◆ WORK TO DO:
From the listing below, extract every line in which the word "React" appears.
[START OF SUPPLIED MATERIAL]
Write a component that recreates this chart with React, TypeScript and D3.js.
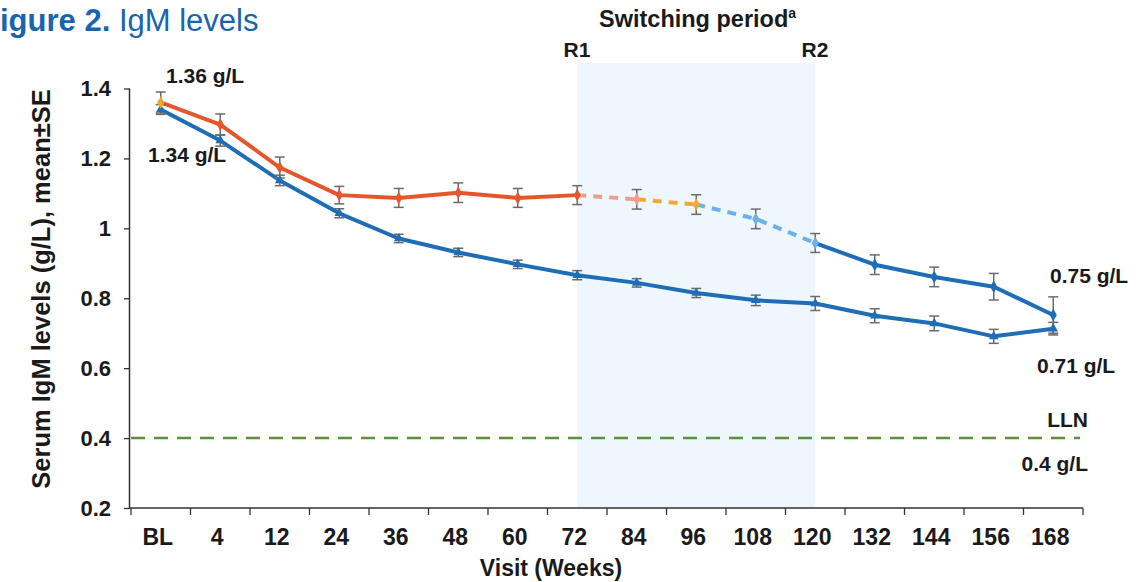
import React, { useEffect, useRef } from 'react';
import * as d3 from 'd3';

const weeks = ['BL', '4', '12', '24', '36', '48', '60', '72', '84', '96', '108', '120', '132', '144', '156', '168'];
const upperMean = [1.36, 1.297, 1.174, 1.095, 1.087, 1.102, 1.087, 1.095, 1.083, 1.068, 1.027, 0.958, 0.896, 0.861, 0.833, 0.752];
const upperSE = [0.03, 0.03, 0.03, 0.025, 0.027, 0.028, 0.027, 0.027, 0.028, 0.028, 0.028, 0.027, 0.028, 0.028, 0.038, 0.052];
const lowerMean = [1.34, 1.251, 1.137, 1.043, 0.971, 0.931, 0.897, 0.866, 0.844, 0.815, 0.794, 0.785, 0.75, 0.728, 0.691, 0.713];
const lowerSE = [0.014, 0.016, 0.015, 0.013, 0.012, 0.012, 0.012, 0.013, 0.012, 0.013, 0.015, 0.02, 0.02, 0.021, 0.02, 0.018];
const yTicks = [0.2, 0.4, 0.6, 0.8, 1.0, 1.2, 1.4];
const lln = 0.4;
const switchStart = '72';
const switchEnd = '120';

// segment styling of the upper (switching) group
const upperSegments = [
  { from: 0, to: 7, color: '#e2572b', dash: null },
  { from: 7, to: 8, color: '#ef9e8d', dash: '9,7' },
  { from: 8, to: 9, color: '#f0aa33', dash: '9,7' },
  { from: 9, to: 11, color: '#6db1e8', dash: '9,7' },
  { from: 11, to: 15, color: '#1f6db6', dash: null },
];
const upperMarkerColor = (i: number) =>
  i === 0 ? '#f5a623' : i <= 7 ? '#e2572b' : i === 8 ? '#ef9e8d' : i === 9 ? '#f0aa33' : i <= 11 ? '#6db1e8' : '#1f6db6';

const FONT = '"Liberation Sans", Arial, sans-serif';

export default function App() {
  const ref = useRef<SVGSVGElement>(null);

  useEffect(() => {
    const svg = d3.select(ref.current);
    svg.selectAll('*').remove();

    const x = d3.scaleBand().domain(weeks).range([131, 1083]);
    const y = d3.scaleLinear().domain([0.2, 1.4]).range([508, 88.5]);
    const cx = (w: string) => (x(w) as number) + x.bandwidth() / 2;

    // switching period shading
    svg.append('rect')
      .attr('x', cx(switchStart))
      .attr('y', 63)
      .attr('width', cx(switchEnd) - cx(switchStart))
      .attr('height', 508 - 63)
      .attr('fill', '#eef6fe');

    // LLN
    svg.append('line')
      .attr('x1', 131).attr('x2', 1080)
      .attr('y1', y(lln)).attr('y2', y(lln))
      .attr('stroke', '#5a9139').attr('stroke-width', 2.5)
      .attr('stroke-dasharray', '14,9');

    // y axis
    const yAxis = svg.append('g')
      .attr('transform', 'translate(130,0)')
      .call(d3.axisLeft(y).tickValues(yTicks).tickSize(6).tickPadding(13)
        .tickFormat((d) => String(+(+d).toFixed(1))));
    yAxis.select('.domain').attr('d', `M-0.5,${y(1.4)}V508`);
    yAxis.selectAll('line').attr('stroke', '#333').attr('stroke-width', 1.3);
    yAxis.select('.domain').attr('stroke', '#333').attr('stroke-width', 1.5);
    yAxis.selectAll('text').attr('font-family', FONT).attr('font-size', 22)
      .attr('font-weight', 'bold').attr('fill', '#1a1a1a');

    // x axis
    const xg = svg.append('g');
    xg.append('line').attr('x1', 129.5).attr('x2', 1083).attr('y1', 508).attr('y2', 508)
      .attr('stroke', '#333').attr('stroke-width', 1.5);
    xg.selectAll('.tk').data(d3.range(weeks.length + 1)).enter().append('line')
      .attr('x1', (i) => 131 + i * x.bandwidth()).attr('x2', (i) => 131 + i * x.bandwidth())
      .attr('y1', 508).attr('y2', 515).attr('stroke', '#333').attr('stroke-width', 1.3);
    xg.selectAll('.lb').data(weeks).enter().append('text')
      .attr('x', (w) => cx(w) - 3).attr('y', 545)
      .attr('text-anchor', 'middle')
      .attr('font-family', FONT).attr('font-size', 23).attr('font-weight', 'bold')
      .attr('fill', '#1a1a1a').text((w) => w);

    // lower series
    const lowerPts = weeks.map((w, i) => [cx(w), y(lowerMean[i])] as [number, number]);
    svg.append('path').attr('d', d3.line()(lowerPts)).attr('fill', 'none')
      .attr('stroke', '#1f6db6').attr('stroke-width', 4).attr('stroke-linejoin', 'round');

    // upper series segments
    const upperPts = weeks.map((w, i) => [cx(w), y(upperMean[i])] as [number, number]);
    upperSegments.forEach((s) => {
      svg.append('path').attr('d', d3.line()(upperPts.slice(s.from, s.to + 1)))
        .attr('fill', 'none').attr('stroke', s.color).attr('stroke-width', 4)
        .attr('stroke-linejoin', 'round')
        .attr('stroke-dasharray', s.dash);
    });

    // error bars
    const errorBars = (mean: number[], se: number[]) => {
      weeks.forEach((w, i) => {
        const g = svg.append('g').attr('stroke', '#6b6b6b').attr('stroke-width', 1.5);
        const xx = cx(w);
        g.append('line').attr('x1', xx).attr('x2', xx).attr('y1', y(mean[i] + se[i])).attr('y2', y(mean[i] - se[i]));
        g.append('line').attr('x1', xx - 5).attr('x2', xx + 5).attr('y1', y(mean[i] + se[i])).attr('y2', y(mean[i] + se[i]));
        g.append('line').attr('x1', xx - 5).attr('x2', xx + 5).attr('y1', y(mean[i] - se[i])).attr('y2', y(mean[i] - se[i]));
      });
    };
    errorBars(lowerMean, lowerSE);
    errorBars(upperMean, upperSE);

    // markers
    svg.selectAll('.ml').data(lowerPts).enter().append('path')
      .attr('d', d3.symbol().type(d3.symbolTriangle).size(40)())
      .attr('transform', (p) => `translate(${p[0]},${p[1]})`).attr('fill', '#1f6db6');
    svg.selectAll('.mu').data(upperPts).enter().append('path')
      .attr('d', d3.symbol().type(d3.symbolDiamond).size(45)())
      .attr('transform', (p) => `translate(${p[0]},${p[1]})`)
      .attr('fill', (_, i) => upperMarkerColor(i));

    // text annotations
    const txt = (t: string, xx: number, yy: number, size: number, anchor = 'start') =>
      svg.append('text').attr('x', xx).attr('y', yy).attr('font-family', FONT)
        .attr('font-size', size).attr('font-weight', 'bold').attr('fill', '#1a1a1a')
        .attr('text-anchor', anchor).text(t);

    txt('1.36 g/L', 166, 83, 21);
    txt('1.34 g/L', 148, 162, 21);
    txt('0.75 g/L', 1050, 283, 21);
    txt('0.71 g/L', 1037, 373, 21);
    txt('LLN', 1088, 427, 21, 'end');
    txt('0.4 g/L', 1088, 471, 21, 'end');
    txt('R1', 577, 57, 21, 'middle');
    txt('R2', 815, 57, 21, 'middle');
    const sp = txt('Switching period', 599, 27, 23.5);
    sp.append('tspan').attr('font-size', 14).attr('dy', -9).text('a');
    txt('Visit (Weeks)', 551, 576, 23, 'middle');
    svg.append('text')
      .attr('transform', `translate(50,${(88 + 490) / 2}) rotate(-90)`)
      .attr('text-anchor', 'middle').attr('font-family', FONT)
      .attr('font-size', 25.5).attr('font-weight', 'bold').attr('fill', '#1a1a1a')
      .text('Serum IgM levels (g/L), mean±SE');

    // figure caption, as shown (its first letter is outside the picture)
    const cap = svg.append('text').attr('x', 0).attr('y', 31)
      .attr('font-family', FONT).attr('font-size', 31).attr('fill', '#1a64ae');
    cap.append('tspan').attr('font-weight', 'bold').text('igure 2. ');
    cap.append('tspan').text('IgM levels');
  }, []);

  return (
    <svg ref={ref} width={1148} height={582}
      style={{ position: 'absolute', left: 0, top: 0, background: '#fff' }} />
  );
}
[END OF SUPPLIED MATERIAL]
◆ RESPONSE FOR THIS EXERCISE:
Write a component that recreates this chart with React, TypeScript and D3.js.
import React, { useEffect, useRef } from 'react';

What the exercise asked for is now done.